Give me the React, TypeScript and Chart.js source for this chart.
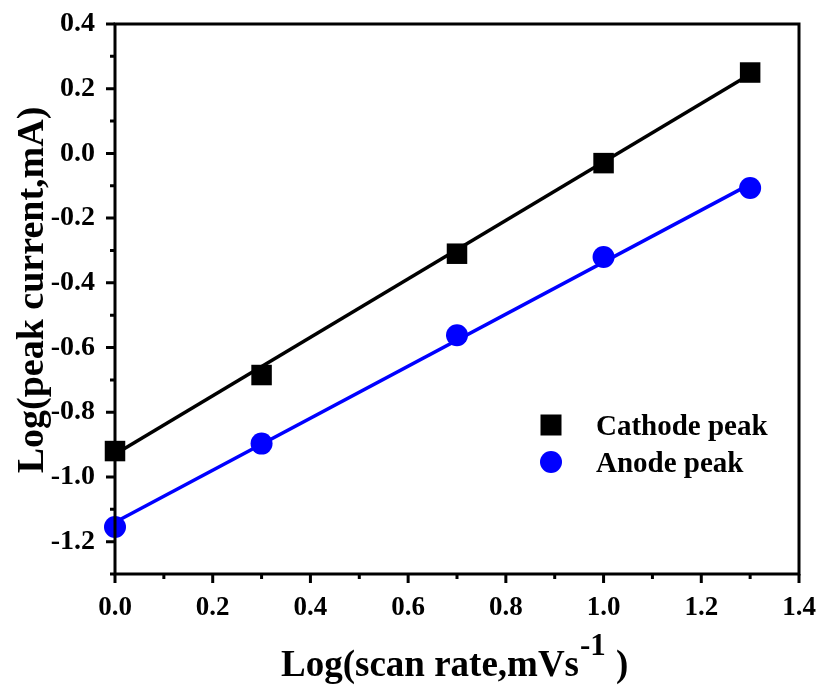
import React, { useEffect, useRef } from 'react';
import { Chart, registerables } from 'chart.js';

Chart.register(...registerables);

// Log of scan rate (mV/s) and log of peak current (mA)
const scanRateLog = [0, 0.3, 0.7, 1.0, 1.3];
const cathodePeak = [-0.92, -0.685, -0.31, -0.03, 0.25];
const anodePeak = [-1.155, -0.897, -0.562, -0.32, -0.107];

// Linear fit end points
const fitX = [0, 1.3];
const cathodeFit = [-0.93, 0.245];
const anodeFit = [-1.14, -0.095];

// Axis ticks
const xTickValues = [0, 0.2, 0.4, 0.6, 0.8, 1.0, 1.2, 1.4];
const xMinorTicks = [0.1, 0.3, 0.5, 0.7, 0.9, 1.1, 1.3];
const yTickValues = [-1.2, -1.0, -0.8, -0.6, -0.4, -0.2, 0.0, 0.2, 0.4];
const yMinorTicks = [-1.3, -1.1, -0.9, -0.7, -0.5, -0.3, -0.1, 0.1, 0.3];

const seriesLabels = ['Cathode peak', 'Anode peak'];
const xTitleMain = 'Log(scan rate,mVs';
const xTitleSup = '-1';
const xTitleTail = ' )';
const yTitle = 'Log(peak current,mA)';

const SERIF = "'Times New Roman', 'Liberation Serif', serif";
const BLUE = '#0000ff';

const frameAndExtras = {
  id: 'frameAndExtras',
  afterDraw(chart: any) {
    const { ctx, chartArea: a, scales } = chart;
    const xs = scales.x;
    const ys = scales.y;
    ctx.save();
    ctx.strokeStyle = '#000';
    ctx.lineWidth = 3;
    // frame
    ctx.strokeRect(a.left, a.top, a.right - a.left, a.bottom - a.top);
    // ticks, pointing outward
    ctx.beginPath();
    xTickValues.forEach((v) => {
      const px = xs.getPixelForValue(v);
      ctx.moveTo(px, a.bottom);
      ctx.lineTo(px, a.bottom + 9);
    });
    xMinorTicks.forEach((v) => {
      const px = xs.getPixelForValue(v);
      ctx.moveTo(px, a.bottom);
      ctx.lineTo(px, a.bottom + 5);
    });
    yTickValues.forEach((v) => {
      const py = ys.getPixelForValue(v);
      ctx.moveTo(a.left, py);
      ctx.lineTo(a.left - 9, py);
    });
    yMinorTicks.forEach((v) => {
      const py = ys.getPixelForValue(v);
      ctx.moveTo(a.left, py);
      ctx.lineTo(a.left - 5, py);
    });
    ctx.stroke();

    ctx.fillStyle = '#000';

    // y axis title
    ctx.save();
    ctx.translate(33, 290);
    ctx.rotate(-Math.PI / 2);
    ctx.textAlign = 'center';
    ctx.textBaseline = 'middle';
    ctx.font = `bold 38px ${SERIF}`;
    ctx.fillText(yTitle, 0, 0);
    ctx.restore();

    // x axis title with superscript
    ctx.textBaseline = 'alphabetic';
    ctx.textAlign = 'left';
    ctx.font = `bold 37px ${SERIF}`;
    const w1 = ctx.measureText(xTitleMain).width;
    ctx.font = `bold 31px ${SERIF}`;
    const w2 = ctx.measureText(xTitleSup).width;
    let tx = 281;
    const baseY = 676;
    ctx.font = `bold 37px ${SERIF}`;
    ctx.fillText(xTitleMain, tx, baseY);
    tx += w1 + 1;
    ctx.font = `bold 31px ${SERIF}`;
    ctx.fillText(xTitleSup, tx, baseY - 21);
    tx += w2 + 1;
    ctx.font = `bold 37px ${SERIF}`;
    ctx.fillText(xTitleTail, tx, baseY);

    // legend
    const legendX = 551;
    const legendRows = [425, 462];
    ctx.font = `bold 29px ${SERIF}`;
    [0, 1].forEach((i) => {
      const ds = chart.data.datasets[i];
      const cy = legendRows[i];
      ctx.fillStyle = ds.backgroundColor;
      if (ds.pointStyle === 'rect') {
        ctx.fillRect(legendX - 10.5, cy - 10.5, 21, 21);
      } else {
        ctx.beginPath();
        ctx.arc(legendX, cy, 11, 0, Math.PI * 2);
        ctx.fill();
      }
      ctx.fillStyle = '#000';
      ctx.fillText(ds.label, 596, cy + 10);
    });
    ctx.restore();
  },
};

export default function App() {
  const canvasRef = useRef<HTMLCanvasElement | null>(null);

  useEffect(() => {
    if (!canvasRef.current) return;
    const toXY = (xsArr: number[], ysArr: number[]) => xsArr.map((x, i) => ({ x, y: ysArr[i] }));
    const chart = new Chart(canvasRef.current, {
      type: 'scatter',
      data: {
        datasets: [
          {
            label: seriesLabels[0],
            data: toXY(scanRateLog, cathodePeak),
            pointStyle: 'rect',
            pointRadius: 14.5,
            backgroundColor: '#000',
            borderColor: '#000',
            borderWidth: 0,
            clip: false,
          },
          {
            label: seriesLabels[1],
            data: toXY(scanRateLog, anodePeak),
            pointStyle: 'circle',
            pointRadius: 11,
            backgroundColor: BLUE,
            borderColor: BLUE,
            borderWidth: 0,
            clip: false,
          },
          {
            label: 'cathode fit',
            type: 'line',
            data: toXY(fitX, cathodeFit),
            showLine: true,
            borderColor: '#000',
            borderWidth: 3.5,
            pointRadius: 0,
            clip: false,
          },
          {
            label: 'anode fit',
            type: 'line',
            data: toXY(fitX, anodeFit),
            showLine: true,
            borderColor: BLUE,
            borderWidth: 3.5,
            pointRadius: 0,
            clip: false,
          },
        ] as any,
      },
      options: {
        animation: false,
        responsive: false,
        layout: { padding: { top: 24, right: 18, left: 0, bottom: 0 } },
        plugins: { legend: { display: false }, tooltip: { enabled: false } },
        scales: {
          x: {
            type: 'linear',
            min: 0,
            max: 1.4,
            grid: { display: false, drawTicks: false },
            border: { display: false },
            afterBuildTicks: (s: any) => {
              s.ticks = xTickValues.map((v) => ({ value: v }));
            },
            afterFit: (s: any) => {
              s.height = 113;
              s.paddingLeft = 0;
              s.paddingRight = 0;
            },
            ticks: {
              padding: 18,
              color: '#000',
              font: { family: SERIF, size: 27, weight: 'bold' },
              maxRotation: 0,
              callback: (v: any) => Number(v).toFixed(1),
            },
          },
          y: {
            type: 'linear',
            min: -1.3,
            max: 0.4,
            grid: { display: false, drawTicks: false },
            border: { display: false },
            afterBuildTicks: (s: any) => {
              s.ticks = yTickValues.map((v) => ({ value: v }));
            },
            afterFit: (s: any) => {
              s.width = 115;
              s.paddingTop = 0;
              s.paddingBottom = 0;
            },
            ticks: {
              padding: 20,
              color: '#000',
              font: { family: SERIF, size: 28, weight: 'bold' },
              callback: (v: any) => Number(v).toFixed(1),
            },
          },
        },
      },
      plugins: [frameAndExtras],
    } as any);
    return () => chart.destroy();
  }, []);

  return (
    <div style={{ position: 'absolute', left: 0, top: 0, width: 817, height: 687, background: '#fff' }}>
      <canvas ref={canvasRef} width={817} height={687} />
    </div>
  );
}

========================================

Quote the material exactly. Pictures stay out.

- [Response to this exercise]
Give me the React, TypeScript and Chart.js source for this chart.
import React, { useEffect, useRef } from 'react';
import { Chart, registerables } from 'chart.js';

Chart.register(...registerables);

// Log of scan rate (mV/s) and log of peak current (mA)
const scanRateLog = [0, 0.3, 0.7, 1.0, 1.3];
const cathodePeak = [-0.92, -0.685, -0.31, -0.03, 0.25];
const anodePeak = [-1.155, -0.897, -0.562, -0.32, -0.107];

// Linear fit end points
const fitX = [0, 1.3];
const cathodeFit = [-0.93, 0.245];
const anodeFit = [-1.14, -0.095];

// Axis ticks
const xTickValues = [0, 0.2, 0.4, 0.6, 0.8, 1.0, 1.2, 1.4];
const xMinorTicks = [0.1, 0.3, 0.5, 0.7, 0.9, 1.1, 1.3];
const yTickValues = [-1.2, -1.0, -0.8, -0.6, -0.4, -0.2, 0.0, 0.2, 0.4];
const yMinorTicks = [-1.3, -1.1, -0.9, -0.7, -0.5, -0.3, -0.1, 0.1, 0.3];

const seriesLabels = ['Cathode peak', 'Anode peak'];
const xTitleMain = 'Log(scan rate,mVs';
const xTitleSup = '-1';
const xTitleTail = ' )';
const yTitle = 'Log(peak current,mA)';

const SERIF = "'Times New Roman', 'Liberation Serif', serif";
const BLUE = '#0000ff';

const frameAndExtras = {
  id: 'frameAndExtras',
  afterDraw(chart: any) {
    const { ctx, chartArea: a, scales } = chart;
    const xs = scales.x;
    const ys = scales.y;
    ctx.save();
    ctx.strokeStyle = '#000';
    ctx.lineWidth = 3;
    // frame
    ctx.strokeRect(a.left, a.top, a.right - a.left, a.bottom - a.top);
    // ticks, pointing outward
    ctx.beginPath();
    xTickValues.forEach((v) => {
      const px = xs.getPixelForValue(v);
      ctx.moveTo(px, a.bottom);
      ctx.lineTo(px, a.bottom + 9);
    });
    xMinorTicks.forEach((v) => {
      const px = xs.getPixelForValue(v);
      ctx.moveTo(px, a.bottom);
      ctx.lineTo(px, a.bottom + 5);
    });
    yTickValues.forEach((v) => {
      const py = ys.getPixelForValue(v);
      ctx.moveTo(a.left, py);
      ctx.lineTo(a.left - 9, py);
    });
    yMinorTicks.forEach((v) => {
      const py = ys.getPixelForValue(v);
      ctx.moveTo(a.left, py);
      ctx.lineTo(a.left - 5, py);
    });
    ctx.stroke();

    ctx.fillStyle = '#000';

    // y axis title
    ctx.save();
    ctx.translate(33, 290);
    ctx.rotate(-Math.PI / 2);
    ctx.textAlign = 'center';
    ctx.textBaseline = 'middle';
    ctx.font = `bold 38px ${SERIF}`;
    ctx.fillText(yTitle, 0, 0);
    ctx.restore();

    // x axis title with superscript
    ctx.textBaseline = 'alphabetic';
    ctx.textAlign = 'left';
    ctx.font = `bold 37px ${SERIF}`;
    const w1 = ctx.measureText(xTitleMain).width;
    ctx.font = `bold 31px ${SERIF}`;
    const w2 = ctx.measureText(xTitleSup).width;
    let tx = 281;
    const baseY = 676;
    ctx.font = `bold 37px ${SERIF}`;
    ctx.fillText(xTitleMain, tx, baseY);
    tx += w1 + 1;
    ctx.font = `bold 31px ${SERIF}`;
    ctx.fillText(xTitleSup, tx, baseY - 21);
    tx += w2 + 1;
    ctx.font = `bold 37px ${SERIF}`;
    ctx.fillText(xTitleTail, tx, baseY);

    // legend
    const legendX = 551;
    const legendRows = [425, 462];
    ctx.font = `bold 29px ${SERIF}`;
    [0, 1].forEach((i) => {
      const ds = chart.data.datasets[i];
      const cy = legendRows[i];
      ctx.fillStyle = ds.backgroundColor;
      if (ds.pointStyle === 'rect') {
        ctx.fillRect(legendX - 10.5, cy - 10.5, 21, 21);
      } else {
        ctx.beginPath();
        ctx.arc(legendX, cy, 11, 0, Math.PI * 2);
        ctx.fill();
      }
      ctx.fillStyle = '#000';
      ctx.fillText(ds.label, 596, cy + 10);
    });
    ctx.restore();
  },
};

export default function App() {
  const canvasRef = useRef<HTMLCanvasElement | null>(null);

  useEffect(() => {
    if (!canvasRef.current) return;
    const toXY = (xsArr: number[], ysArr: number[]) => xsArr.map((x, i) => ({ x, y: ysArr[i] }));
    const chart = new Chart(canvasRef.current, {
      type: 'scatter',
      data: {
        datasets: [
          {
            label: seriesLabels[0],
            data: toXY(scanRateLog, cathodePeak),
            pointStyle: 'rect',
            pointRadius: 14.5,
            backgroundColor: '#000',
            borderColor: '#000',
            borderWidth: 0,
            clip: false,
          },
          {
            label: seriesLabels[1],
            data: toXY(scanRateLog, anodePeak),
            pointStyle: 'circle',
            pointRadius: 11,
            backgroundColor: BLUE,
            borderColor: BLUE,
            borderWidth: 0,
            clip: false,
          },
          {
            label: 'cathode fit',
            type: 'line',
            data: toXY(fitX, cathodeFit),
            showLine: true,
            borderColor: '#000',
            borderWidth: 3.5,
            pointRadius: 0,
            clip: false,
          },
          {
            label: 'anode fit',
            type: 'line',
            data: toXY(fitX, anodeFit),
            showLine: true,
            borderColor: BLUE,
            borderWidth: 3.5,
            pointRadius: 0,
            clip: false,
          },
        ] as any,
      },
      options: {
        animation: false,
        responsive: false,
        layout: { padding: { top: 24, right: 18, left: 0, bottom: 0 } },
        plugins: { legend: { display: false }, tooltip: { enabled: false } },
        scales: {
          x: {
            type: 'linear',
            min: 0,
            max: 1.4,
            grid: { display: false, drawTicks: false },
            border: { display: false },
            afterBuildTicks: (s: any) => {
              s.ticks = xTickValues.map((v) => ({ value: v }));
            },
            afterFit: (s: any) => {
              s.height = 113;
              s.paddingLeft = 0;
              s.paddingRight = 0;
            },
            ticks: {
              padding: 18,
              color: '#000',
              font: { family: SERIF, size: 27, weight: 'bold' },
              maxRotation: 0,
              callback: (v: any) => Number(v).toFixed(1),
            },
          },
          y: {
            type: 'linear',
            min: -1.3,
            max: 0.4,
            grid: { display: false, drawTicks: false },
            border: { display: false },
            afterBuildTicks: (s: any) => {
              s.ticks = yTickValues.map((v) => ({ value: v }));
            },
            afterFit: (s: any) => {
              s.width = 115;
              s.paddingTop = 0;
              s.paddingBottom = 0;
            },
            ticks: {
              padding: 20,
              color: '#000',
              font: { family: SERIF, size: 28, weight: 'bold' },
              callback: (v: any) => Number(v).toFixed(1),
            },
          },
        },
      },
      plugins: [frameAndExtras],
    } as any);
    return () => chart.destroy();
  }, []);

  return (
    <div style={{ position: 'absolute', left: 0, top: 0, width: 817, height: 687, background: '#fff' }}>
      <canvas ref={canvasRef} width={817} height={687} />
    </div>
  );
}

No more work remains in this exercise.